Crónica de Alexandre Honrado
Sintomas do que temo
Há um encanto vago em ficar num lugar sem distinções, parar apenas e ficar a gozar a brisa, o sol que parece desconhecer como o ser humano alterou o planeta de maneira assassina, dourando a pele e aquecendo suavemente em esquecimento.
Há um deleite nesse momento sem tempo, sabendo que mais tempo virá escoando-se, o tempo cai sempre num funil apertado e foge-nos como o passar assustado, a criança esquiva, o amor que não ficou.
Não tenho muito para dizer nesses momentos vagos mágicos. Nem tenho o que escrever deles.
Sobra-me espaço e, todavia, o espaço nunca sobra.
Abro os braços como uma estátua famosa, penso em voar, mas aterro sem sair do mesmo lugar, estou de férias nesses segundos. Intensamente ocioso. Deliciosamente nada.

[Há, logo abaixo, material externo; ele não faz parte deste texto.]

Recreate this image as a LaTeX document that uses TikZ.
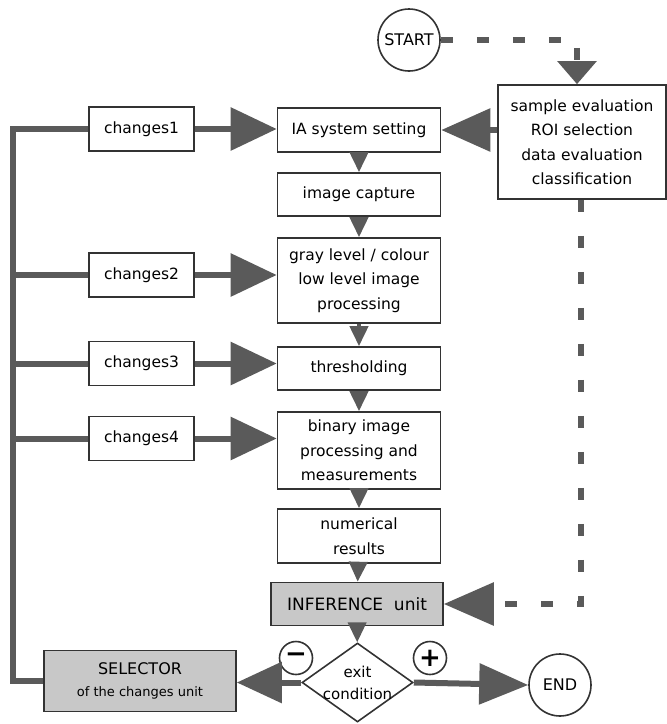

Um ruído agita-se ao longe, agita-me de perto. Vozes soltas falam do treinador malcriado que achou que as regras não são para se cumprir, outras vozes falam de um novo Cardeal de que muitos nunca tinham ouvido falar, outras ainda reproduzem o azedume do Presidente que, afinal, andou guardado e envergonhado como um quisto doloroso das vistas alheias, porque o que é azedo não é popular e os quistos nunca foram conquistadores da simpatia alheia.

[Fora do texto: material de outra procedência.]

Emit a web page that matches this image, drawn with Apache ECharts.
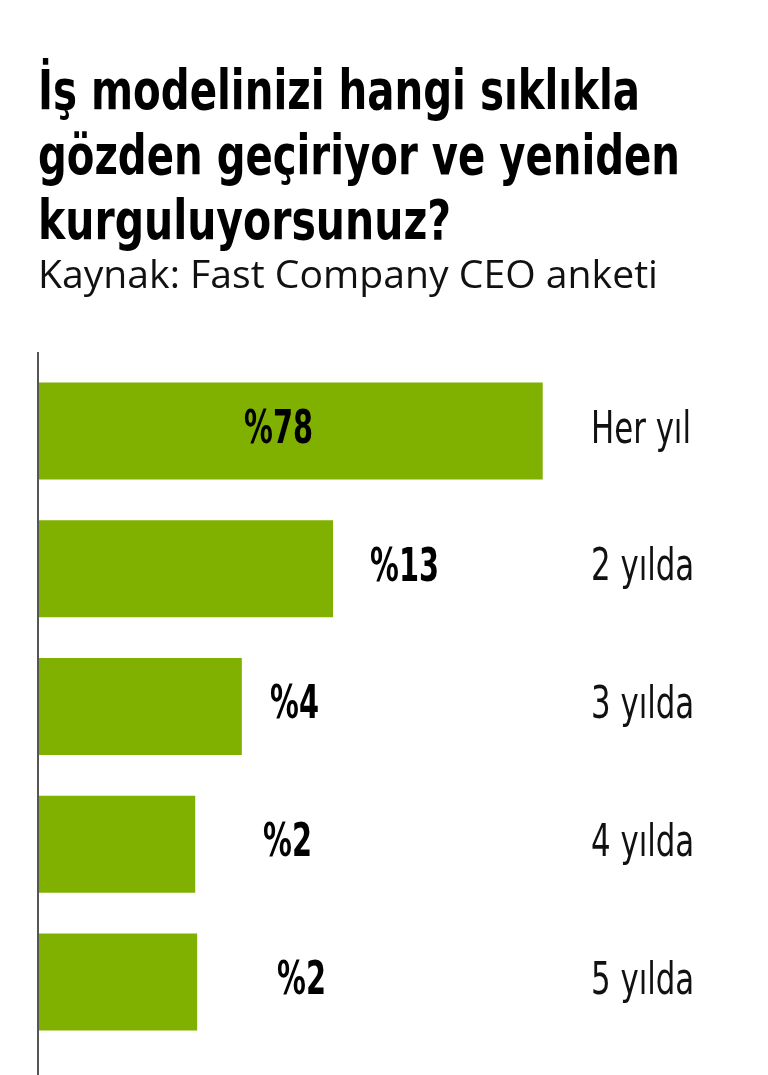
<!DOCTYPE html>
<html>
<head>
<meta charset="utf-8">
<script src="https://cdn.jsdelivr.net/npm/echarts@6/dist/echarts.min.js"></script>
<style>html,body{margin:0;padding:0;background:#fff}#c{width:768px;height:1075px}</style>
</head>
<body>
<div id="c"></div>
<script>
// ---- data ----
var categories = ['Her yıl', '2 yılda', '3 yılda', '4 yılda', '5 yılda'];
var percentValues = [78, 13, 4, 2, 2];            // shown as labels (%)
var barLengths = [78, 45.6, 31.5, 24.3, 24.6];     // drawn bar lengths (same units as the %78 bar)
var titleLines = ['İş modelinizi hangi sıklıkla', 'gözden geçiriyor ve yeniden', 'kurguluyorsunuz?'];
var subtitleText = 'Kaynak: Fast Company CEO anketi';

// ---- styling ----
var labelDx = [206, 332, 232, 225, 239];
var condensed = "'Liberation Sans Narrow', 'DejaVu Sans Condensed', 'Roboto', sans-serif";
var green = '#80b000';
var xMax = 85;

var mctx = document.createElement('canvas').getContext('2d');
function fit(text, font, target) {
  mctx.font = font;
  return target / mctx.measureText(text).width;
}

var titleFont = 'bold 56px ' + condensed;
var titleTargets = [602, 642, 413];
var titleMid = [94, 159, 224];
var graphics = titleLines.map(function (t, i) {
  return {
    type: 'text', x: 38, y: titleMid[i], scaleX: fit(t, titleFont, titleTargets[i]),
    style: { text: t, font: titleFont, fill: '#000', verticalAlign: 'middle', align: 'left' }
  };
});
var subFont = '38px "Open Sans", sans-serif';
graphics.push({
  type: 'text', x: 38, y: 277, scaleX: fit(subtitleText, subFont, 620),
  style: { text: subtitleText, font: subFont, fill: '#111', verticalAlign: 'middle', align: 'left' }
});
graphics.push({
  type: 'line', z: 100,
  shape: { x1: 38, y1: 352, x2: 38, y2: 1075 },
  style: { stroke: '#555', lineWidth: 2 }
});

var valueFont = 'bold 46px ' + condensed;
var valueScale = fit('%78', valueFont, 69);
var catFont = '45px ' + condensed;
var catScale = fit('Her yıl', catFont, 100);

var chart = echarts.init(document.getElementById('c'), null, { renderer: 'canvas' });
chart.setOption({
  animation: false,
  backgroundColor: '#fff',
  graphic: graphics,
  grid: { left: 38, top: 362, bottom: 24, right: 180, containLabel: false },
  xAxis: { type: 'value', min: 0, max: xMax, show: false },
  yAxis: { type: 'category', data: categories, inverse: true, show: false },
  series: [
    {
      type: 'bar', barWidth: 97,
      itemStyle: { color: green },
      data: barLengths
    },
    {
      type: 'custom', clip: false, z: 5,
      data: percentValues.map(function (v, i) { return [0, i, v]; }),
      encode: { x: 0, y: 1 },
      renderItem: function (params, api) {
        var i = params.dataIndex;
        var p = api.coord([0, i]);
        return {
          type: 'text', x: p[0] + labelDx[i], y: p[1], scaleX: valueScale,
          style: { text: '%' + api.value(2), font: valueFont, fill: '#000', align: 'left', verticalAlign: 'middle' }
        };
      }
    },
    {
      type: 'custom', clip: false, z: 5,
      data: categories.map(function (c, i) { return [xMax, i]; }),
      encode: { x: 0, y: 1 },
      renderItem: function (params, api) {
        var i = params.dataIndex;
        var p = api.coord([xMax, i]);
        return {
          type: 'text', x: p[0] + 3, y: p[1], scaleX: catScale,
          style: { text: categories[i], font: catFont, fill: '#111', align: 'left', verticalAlign: 'middle' }
        };
      }
    }
  ]
});
</script>
</body>
</html>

Continuo a ouvir o silêncio daqueles que gritam desastradamente; é assim que oiço como a dez minutos de carro do magnífico palco milionário onde o Papa conviveu com os mais miúdos, oito famílias, com crianças e um idoso, viram as suas casas precárias serem demolidas (sim, no bairro do Talude, em Camarate, Loures).
As palavras chegam-me e são muito estranhas. Não devem querer dizer o que estou a ouvir, nem devem sequer trazer pelos ares verdades difusas e confusas. Deve ser mentira esse jogo, o das palavras perdidas. Uma chuva de confettis e pouco mais.
Há um encanto vago em ficar por alguns segundos a pensar que não sei pensar. Depois o afago torna-se estremeção e o estremeção é um violento terramoto. E depois só há escombros.
Talvez eu tenha adormecido por segundos e saído do pesadelo do costume. Talvez isto não seja um sintoma do que temo.